帯は結べたものの

帯を結ぶことができた。
大久保信子式で、自分で帯を結ぶことができた。
着れた〜!
初めて着物を最後まで自分で着ることができた嬉しさと、天候の良さも手伝って、調子に乗った私は、そのままちょっと近所の散歩に出かけてみた。
9月中旬のことである。
一時間半。
そのあいだは大丈夫だった。
一時間半近く経ったとき、帯のお太鼓の中に納まった部分が曲がっている気がして、ちょっとひっぱってみた。
それがいけなかった。
その数分後、お太鼓の中のたれが、びろんとすべり落ちてきた。
幸い、すぐ近くにタクシー乗り場があった。
片手で後ろのたれを織り上げて支えたまま、タクシー乗り場へ、だだだっと、せいいっぱいの速度で走る。
そういえば、大久保信子の著書には、きもののときの、タクシーへの乗り方、降り方も、写真入りで説明があったっけ、でもそんなことを実行する時間も心のゆとりもないっ。

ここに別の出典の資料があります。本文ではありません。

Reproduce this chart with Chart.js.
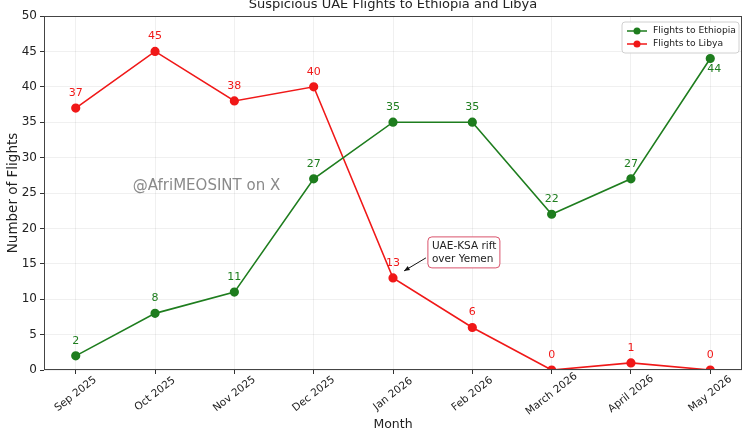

こうして、自宅から徒歩10分の地点から、タクシーに乗って帰り着く。
初めて結べた帯で外出するのは無謀だったが、ま、近所にしておいて良かった。
帯のたれがすべり落ちたわけを考えてみる。
お太鼓の中に織り込んだたれの長さの配分と、帯締めの位置の悪さかなあ。
私は一重太鼓結びしか知らないけれど、帯結びって、完成させるのはあんなに苦労するのに、破壊するのはとても手がかからない。
帯締めと、帯枕の結び目。
この二箇所をはずしてしまえば、帯結びは全壊する。
私の帯が崩れた箇所は、帯締めが支えを担当する部分だった。
帯締めって、単なる飾り物じゃなくて、必須にして重要なパーツなのだ。
帯締めには5千円以上を出せ、という説をネットで目にしたことがあるが、帯結びをしっかり支えるには、帯締めそのものの質も重要ってことだろう。
何はともあれ、大久保信子式の結び方で練習をすれば、帯結びはこなせそうである。
しかし。
ひとりできものを着てみて、新たに改善したい箇所に気がついた。
脇部分の布の、ゆるみである。
妙に脇が余るんだよなあ。
たまたま「着付けお悩み相談」が掲載されていた雑誌「七緒」のバックナンバーに、同じようなお悩み項目を発見。
すると、写真に収まるときには、あまった布を帯の中につめこめばよいが、日常で動いていると、脇はゆるむのが自然だし、脇にゆるみがないと手が上下に動かせないのだから、気にすることはない、という回答だった。
そんなものなのか、とその時点では思うことにした。